Whenever I sense the fires of faith burning low, I think of that desperate call to arms. And I do sense the fires of faith waning in our time — people are desperate for meaning, dropping out of church, becoming increasingly secularistic and more despairing.

I read an article in The Christian Century where  two professors, one of the University College of London and the other of Duke University, maintain that U.S. religious devotion may be higher than in other Western countries but it too is slowly declining and is essentially no different from other developed nations in its growing secularization. So why are the fires of faith waning in our time?
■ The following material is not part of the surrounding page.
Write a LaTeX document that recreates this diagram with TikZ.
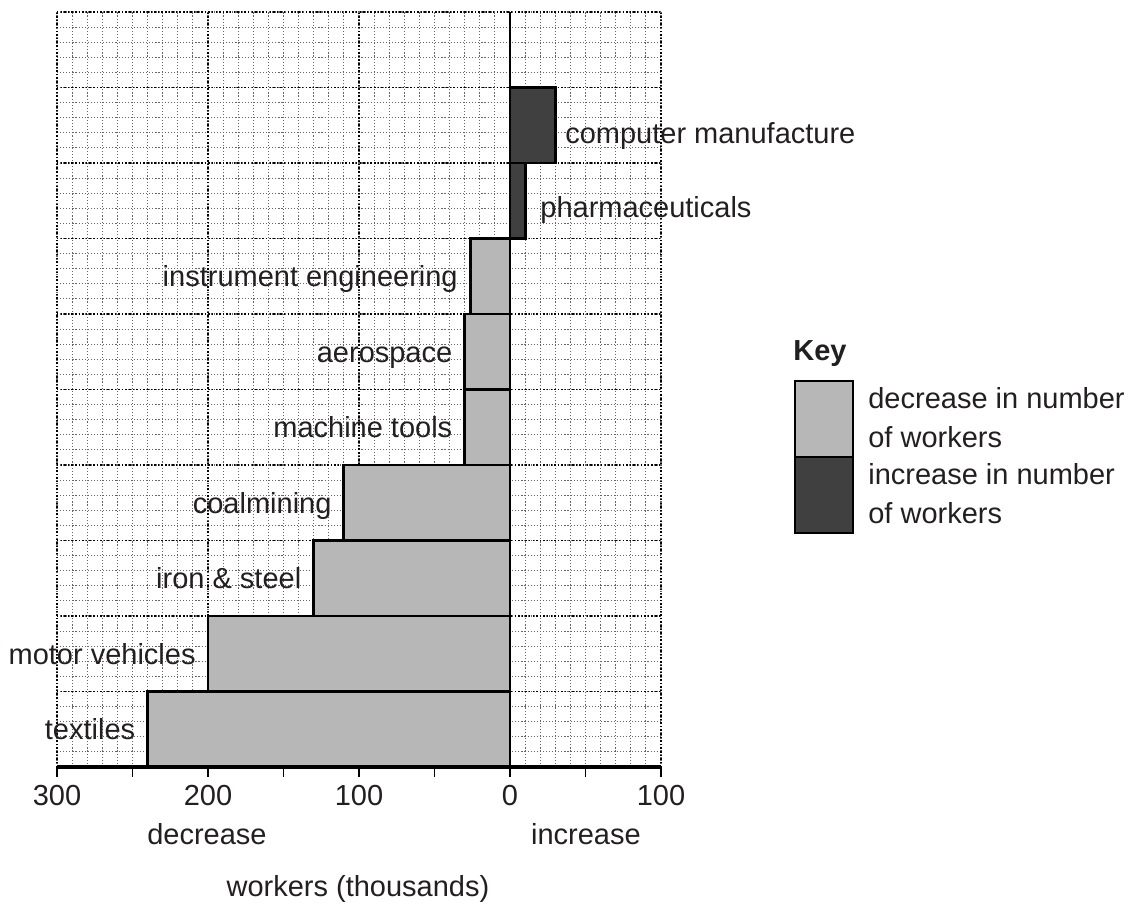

The following are a few of the possible causes.

First, our disconnection from the scriptures. To be sure, we have access to Bibles, but numbers have lost touch with the stories within them.

A second cause of our loss of faith is wars, disasters and the resulting suffering. When difficulties come, we expectedly look for some glimmer of light some whispering voice, but in listening we hear nothing but the deafening silence.

Third, a world of accelerating knowledge has caused people to lose faith. In a world filled with so much information and multiplying all the time, people simply do not know what to believe or who is responsible.

Fourth, the skepticism of others has been a factor in this loss of faith. If we live under the steady barrage of secularism, atheism, agnosticism and skepticism with no corresponding emphasis on the transcendent, chances are we will not be great people of faith.

Paul said to Timothy, “Fan into flame the gift of God, which is in you.” This gift is the spirit or contagion of our Christian witness. It is a flame or an inner fire. It is a fire which may be allowed to burn low or even go out or it is a fire that may be kept a living flame.

Resolve to trust God’s hold on you. Have you ever asked yourself how in the world the church has survived to this hour? How in the name of all that is wonderful has it not been smashed by the Herod’s, Caesar’s, Hitler’s and powers? Why the burning bush has not been consumed?

It is because in the midst of the church there has stood and still stands the risen, reigning Lord.